▶ Rows from a dataset of charts and code

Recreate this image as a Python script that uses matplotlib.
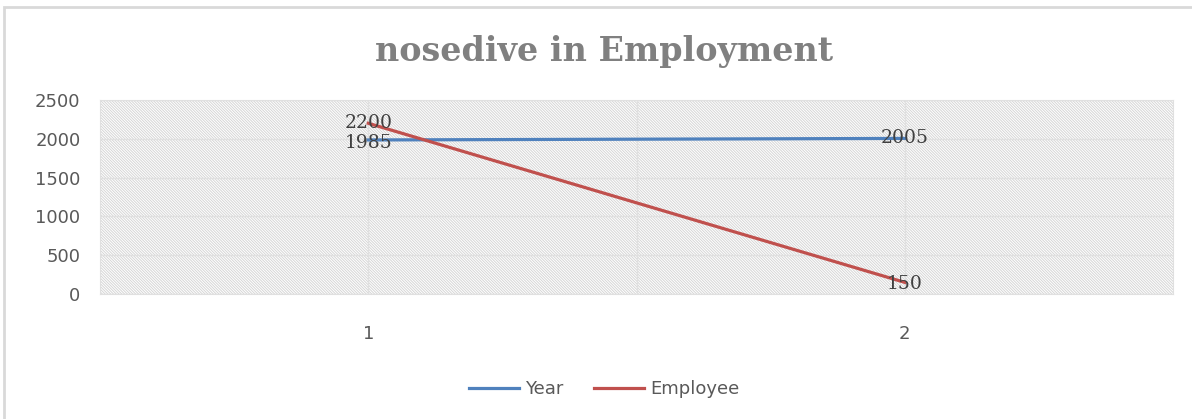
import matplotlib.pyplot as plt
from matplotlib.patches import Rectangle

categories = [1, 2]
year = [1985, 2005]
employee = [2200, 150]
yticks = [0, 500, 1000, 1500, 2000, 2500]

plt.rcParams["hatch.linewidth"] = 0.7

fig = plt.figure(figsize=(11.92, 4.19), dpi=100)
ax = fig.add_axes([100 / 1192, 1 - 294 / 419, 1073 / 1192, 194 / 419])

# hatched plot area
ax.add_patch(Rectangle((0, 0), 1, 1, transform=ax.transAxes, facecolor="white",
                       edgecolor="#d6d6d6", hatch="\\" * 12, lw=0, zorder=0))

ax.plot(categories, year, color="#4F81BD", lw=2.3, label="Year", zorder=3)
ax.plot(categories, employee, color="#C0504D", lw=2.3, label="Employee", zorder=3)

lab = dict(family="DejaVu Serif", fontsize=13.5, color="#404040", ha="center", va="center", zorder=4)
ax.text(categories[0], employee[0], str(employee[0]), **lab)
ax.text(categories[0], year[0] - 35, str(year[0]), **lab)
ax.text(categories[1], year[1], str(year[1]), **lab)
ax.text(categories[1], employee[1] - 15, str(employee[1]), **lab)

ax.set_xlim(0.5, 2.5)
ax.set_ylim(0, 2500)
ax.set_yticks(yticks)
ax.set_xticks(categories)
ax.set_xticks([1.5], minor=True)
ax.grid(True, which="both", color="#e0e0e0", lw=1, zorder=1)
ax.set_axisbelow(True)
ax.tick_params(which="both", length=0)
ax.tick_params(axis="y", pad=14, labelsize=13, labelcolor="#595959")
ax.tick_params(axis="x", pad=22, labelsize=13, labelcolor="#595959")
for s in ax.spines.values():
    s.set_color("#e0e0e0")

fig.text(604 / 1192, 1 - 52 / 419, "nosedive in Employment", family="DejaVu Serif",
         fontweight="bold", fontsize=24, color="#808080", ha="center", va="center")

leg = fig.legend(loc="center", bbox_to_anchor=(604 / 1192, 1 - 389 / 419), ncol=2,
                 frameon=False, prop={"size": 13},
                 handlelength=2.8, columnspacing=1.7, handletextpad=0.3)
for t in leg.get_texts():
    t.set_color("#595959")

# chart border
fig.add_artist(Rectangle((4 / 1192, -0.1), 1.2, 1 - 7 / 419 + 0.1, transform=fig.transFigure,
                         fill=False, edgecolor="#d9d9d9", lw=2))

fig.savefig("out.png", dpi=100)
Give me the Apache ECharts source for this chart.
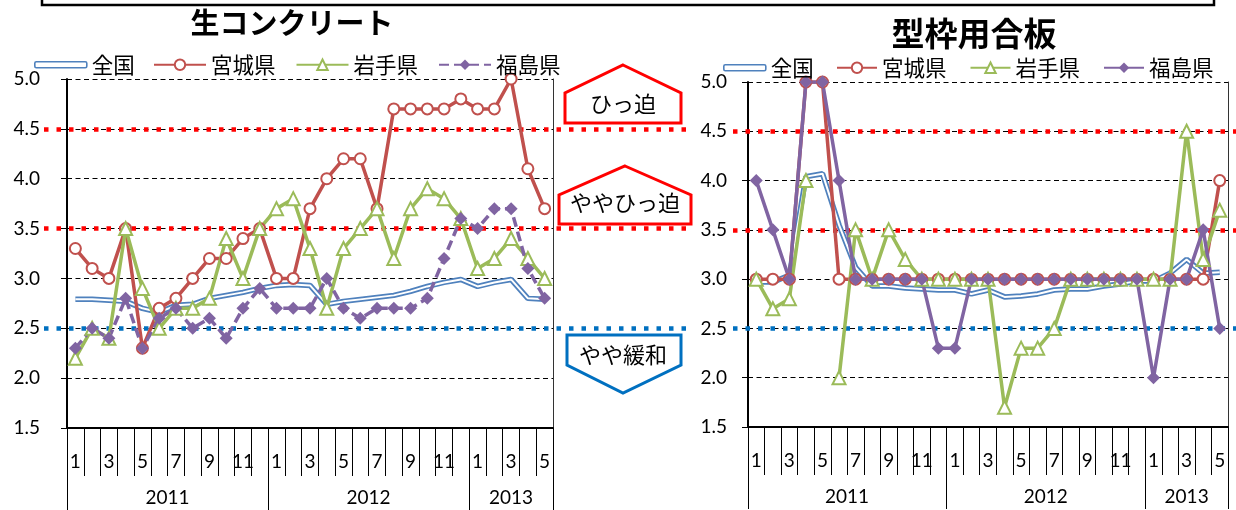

▶ Written request
Copy out all of the material exactly as written, without its pictures.

▶ Response to the task
Recreate this image as a Python script that uses matplotlib.
import matplotlib.pyplot as plt
from matplotlib.patches import Rectangle

categories = [1, 2]
year = [1985, 2005]
employee = [2200, 150]
yticks = [0, 500, 1000, 1500, 2000, 2500]

plt.rcParams["hatch.linewidth"] = 0.7

fig = plt.figure(figsize=(11.92, 4.19), dpi=100)
ax = fig.add_axes([100 / 1192, 1 - 294 / 419, 1073 / 1192, 194 / 419])

# hatched plot area
ax.add_patch(Rectangle((0, 0), 1, 1, transform=ax.transAxes, facecolor="white",
                       edgecolor="#d6d6d6", hatch="\\" * 12, lw=0, zorder=0))

ax.plot(categories, year, color="#4F81BD", lw=2.3, label="Year", zorder=3)
ax.plot(categories, employee, color="#C0504D", lw=2.3, label="Employee", zorder=3)

lab = dict(family="DejaVu Serif", fontsize=13.5, color="#404040", ha="center", va="center", zorder=4)
ax.text(categories[0], employee[0], str(employee[0]), **lab)
ax.text(categories[0], year[0] - 35, str(year[0]), **lab)
ax.text(categories[1], year[1], str(year[1]), **lab)
ax.text(categories[1], employee[1] - 15, str(employee[1]), **lab)

ax.set_xlim(0.5, 2.5)
ax.set_ylim(0, 2500)
ax.set_yticks(yticks)
ax.set_xticks(categories)
ax.set_xticks([1.5], minor=True)
ax.grid(True, which="both", color="#e0e0e0", lw=1, zorder=1)
ax.set_axisbelow(True)
ax.tick_params(which="both", length=0)
ax.tick_params(axis="y", pad=14, labelsize=13, labelcolor="#595959")
ax.tick_params(axis="x", pad=22, labelsize=13, labelcolor="#595959")
for s in ax.spines.values():
    s.set_color("#e0e0e0")

fig.text(604 / 1192, 1 - 52 / 419, "nosedive in Employment", family="DejaVu Serif",
         fontweight="bold", fontsize=24, color="#808080", ha="center", va="center")

leg = fig.legend(loc="center", bbox_to_anchor=(604 / 1192, 1 - 389 / 419), ncol=2,
                 frameon=False, prop={"size": 13},
                 handlelength=2.8, columnspacing=1.7, handletextpad=0.3)
for t in leg.get_texts():
    t.set_color("#595959")

# chart border
fig.add_artist(Rectangle((4 / 1192, -0.1), 1.2, 1 - 7 / 419 + 0.1, transform=fig.transFigure,
                         fill=False, edgecolor="#d9d9d9", lw=2))

fig.savefig("out.png", dpi=100)
Give me the Apache ECharts source for this chart.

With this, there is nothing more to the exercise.